— WHAT YOU NEED TO DO —
Repeat each line word for word.

--- Begin GIVEN INFORMATION ---

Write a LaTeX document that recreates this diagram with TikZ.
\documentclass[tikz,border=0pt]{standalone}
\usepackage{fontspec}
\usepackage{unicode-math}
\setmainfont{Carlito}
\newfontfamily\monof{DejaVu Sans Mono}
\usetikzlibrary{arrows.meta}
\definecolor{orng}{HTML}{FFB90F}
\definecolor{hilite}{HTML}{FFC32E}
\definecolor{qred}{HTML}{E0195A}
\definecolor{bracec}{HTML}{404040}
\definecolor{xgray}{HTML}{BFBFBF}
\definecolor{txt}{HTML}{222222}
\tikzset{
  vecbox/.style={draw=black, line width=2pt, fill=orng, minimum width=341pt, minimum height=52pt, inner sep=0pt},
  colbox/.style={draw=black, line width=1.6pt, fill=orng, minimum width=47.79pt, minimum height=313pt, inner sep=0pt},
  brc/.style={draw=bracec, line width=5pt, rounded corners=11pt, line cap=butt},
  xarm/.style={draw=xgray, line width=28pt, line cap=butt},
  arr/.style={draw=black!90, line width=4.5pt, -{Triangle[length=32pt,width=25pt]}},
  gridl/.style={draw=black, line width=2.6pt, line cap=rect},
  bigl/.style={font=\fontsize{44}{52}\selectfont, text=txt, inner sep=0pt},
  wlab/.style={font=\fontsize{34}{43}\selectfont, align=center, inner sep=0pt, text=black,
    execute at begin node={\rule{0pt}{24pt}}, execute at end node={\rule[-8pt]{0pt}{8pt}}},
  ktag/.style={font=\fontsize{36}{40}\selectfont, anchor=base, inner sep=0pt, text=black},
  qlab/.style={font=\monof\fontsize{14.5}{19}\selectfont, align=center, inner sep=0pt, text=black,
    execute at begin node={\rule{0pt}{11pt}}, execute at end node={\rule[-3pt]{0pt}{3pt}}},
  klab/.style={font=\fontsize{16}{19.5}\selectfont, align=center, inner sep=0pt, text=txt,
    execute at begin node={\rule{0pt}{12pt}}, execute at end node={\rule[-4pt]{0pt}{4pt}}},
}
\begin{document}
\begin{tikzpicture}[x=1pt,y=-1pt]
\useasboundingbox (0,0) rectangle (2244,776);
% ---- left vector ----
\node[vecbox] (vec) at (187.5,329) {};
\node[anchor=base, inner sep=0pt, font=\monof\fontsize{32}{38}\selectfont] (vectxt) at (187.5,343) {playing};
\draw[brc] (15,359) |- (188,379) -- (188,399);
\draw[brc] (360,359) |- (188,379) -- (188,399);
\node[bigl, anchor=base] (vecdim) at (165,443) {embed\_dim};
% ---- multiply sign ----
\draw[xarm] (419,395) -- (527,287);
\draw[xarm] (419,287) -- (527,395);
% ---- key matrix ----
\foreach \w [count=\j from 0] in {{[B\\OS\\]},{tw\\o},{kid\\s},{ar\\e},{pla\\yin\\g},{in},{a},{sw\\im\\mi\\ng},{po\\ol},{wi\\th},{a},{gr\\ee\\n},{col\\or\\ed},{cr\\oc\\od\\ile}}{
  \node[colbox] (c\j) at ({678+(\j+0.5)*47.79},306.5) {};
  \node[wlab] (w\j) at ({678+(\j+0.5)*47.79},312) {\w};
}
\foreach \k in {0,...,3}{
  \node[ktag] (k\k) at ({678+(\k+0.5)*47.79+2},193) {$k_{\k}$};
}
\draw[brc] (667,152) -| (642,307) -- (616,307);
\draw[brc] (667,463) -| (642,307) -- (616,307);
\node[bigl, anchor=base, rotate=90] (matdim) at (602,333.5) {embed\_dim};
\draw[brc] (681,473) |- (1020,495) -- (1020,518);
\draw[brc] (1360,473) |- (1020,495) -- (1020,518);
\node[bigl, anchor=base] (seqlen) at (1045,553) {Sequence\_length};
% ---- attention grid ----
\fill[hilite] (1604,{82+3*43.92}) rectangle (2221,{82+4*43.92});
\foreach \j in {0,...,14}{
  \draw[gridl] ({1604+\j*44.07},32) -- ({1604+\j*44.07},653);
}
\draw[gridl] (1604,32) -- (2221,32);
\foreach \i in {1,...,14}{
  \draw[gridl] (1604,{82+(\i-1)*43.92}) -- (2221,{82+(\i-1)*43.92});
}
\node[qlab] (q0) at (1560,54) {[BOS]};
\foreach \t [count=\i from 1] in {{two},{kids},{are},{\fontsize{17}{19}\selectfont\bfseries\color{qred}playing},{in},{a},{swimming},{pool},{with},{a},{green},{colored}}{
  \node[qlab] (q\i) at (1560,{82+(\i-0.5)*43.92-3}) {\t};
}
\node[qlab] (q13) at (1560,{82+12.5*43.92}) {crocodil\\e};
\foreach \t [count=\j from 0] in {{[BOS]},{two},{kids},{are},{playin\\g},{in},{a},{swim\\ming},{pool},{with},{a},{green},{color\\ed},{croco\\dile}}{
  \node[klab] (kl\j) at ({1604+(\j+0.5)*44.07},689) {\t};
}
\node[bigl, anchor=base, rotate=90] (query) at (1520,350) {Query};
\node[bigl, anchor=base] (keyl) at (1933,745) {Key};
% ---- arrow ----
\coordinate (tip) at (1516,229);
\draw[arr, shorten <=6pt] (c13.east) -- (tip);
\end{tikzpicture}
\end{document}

--- End GIVEN INFORMATION ---

— FINAL RESULT —
Write a LaTeX document that recreates this diagram with TikZ.
\documentclass[tikz,border=0pt]{standalone}
\usepackage{fontspec}
\usepackage{unicode-math}
\setmainfont{Carlito}
\newfontfamily\monof{DejaVu Sans Mono}
\usetikzlibrary{arrows.meta}
\definecolor{orng}{HTML}{FFB90F}
\definecolor{hilite}{HTML}{FFC32E}
\definecolor{qred}{HTML}{E0195A}
\definecolor{bracec}{HTML}{404040}
\definecolor{xgray}{HTML}{BFBFBF}
\definecolor{txt}{HTML}{222222}
\tikzset{
  vecbox/.style={draw=black, line width=2pt, fill=orng, minimum width=341pt, minimum height=52pt, inner sep=0pt},
  colbox/.style={draw=black, line width=1.6pt, fill=orng, minimum width=47.79pt, minimum height=313pt, inner sep=0pt},
  brc/.style={draw=bracec, line width=5pt, rounded corners=11pt, line cap=butt},
  xarm/.style={draw=xgray, line width=28pt, line cap=butt},
  arr/.style={draw=black!90, line width=4.5pt, -{Triangle[length=32pt,width=25pt]}},
  gridl/.style={draw=black, line width=2.6pt, line cap=rect},
  bigl/.style={font=\fontsize{44}{52}\selectfont, text=txt, inner sep=0pt},
  wlab/.style={font=\fontsize{34}{43}\selectfont, align=center, inner sep=0pt, text=black,
    execute at begin node={\rule{0pt}{24pt}}, execute at end node={\rule[-8pt]{0pt}{8pt}}},
  ktag/.style={font=\fontsize{36}{40}\selectfont, anchor=base, inner sep=0pt, text=black},
  qlab/.style={font=\monof\fontsize{14.5}{19}\selectfont, align=center, inner sep=0pt, text=black,
    execute at begin node={\rule{0pt}{11pt}}, execute at end node={\rule[-3pt]{0pt}{3pt}}},
  klab/.style={font=\fontsize{16}{19.5}\selectfont, align=center, inner sep=0pt, text=txt,
    execute at begin node={\rule{0pt}{12pt}}, execute at end node={\rule[-4pt]{0pt}{4pt}}},
}
\begin{document}
\begin{tikzpicture}[x=1pt,y=-1pt]
\useasboundingbox (0,0) rectangle (2244,776);
% ---- left vector ----
\node[vecbox] (vec) at (187.5,329) {};
\node[anchor=base, inner sep=0pt, font=\monof\fontsize{32}{38}\selectfont] (vectxt) at (187.5,343) {playing};
\draw[brc] (15,359) |- (188,379) -- (188,399);
\draw[brc] (360,359) |- (188,379) -- (188,399);
\node[bigl, anchor=base] (vecdim) at (165,443) {embed\_dim};
% ---- multiply sign ----
\draw[xarm] (419,395) -- (527,287);
\draw[xarm] (419,287) -- (527,395);
% ---- key matrix ----
\foreach \w [count=\j from 0] in {{[B\\OS\\]},{tw\\o},{kid\\s},{ar\\e},{pla\\yin\\g},{in},{a},{sw\\im\\mi\\ng},{po\\ol},{wi\\th},{a},{gr\\ee\\n},{col\\or\\ed},{cr\\oc\\od\\ile}}{
  \node[colbox] (c\j) at ({678+(\j+0.5)*47.79},306.5) {};
  \node[wlab] (w\j) at ({678+(\j+0.5)*47.79},312) {\w};
}
\foreach \k in {0,...,3}{
  \node[ktag] (k\k) at ({678+(\k+0.5)*47.79+2},193) {$k_{\k}$};
}
\draw[brc] (667,152) -| (642,307) -- (616,307);
\draw[brc] (667,463) -| (642,307) -- (616,307);
\node[bigl, anchor=base, rotate=90] (matdim) at (602,333.5) {embed\_dim};
\draw[brc] (681,473) |- (1020,495) -- (1020,518);
\draw[brc] (1360,473) |- (1020,495) -- (1020,518);
\node[bigl, anchor=base] (seqlen) at (1045,553) {Sequence\_length};
% ---- attention grid ----
\fill[hilite] (1604,{82+3*43.92}) rectangle (2221,{82+4*43.92});
\foreach \j in {0,...,14}{
  \draw[gridl] ({1604+\j*44.07},32) -- ({1604+\j*44.07},653);
}
\draw[gridl] (1604,32) -- (2221,32);
\foreach \i in {1,...,14}{
  \draw[gridl] (1604,{82+(\i-1)*43.92}) -- (2221,{82+(\i-1)*43.92});
}
\node[qlab] (q0) at (1560,54) {[BOS]};
\foreach \t [count=\i from 1] in {{two},{kids},{are},{\fontsize{17}{19}\selectfont\bfseries\color{qred}playing},{in},{a},{swimming},{pool},{with},{a},{green},{colored}}{
  \node[qlab] (q\i) at (1560,{82+(\i-0.5)*43.92-3}) {\t};
}
\node[qlab] (q13) at (1560,{82+12.5*43.92}) {crocodil\\e};
\foreach \t [count=\j from 0] in {{[BOS]},{two},{kids},{are},{playin\\g},{in},{a},{swim\\ming},{pool},{with},{a},{green},{color\\ed},{croco\\dile}}{
  \node[klab] (kl\j) at ({1604+(\j+0.5)*44.07},689) {\t};
}
\node[bigl, anchor=base, rotate=90] (query) at (1520,350) {Query};
\node[bigl, anchor=base] (keyl) at (1933,745) {Key};
% ---- arrow ----
\coordinate (tip) at (1516,229);
\draw[arr, shorten <=6pt] (c13.east) -- (tip);
\end{tikzpicture}
\end{document}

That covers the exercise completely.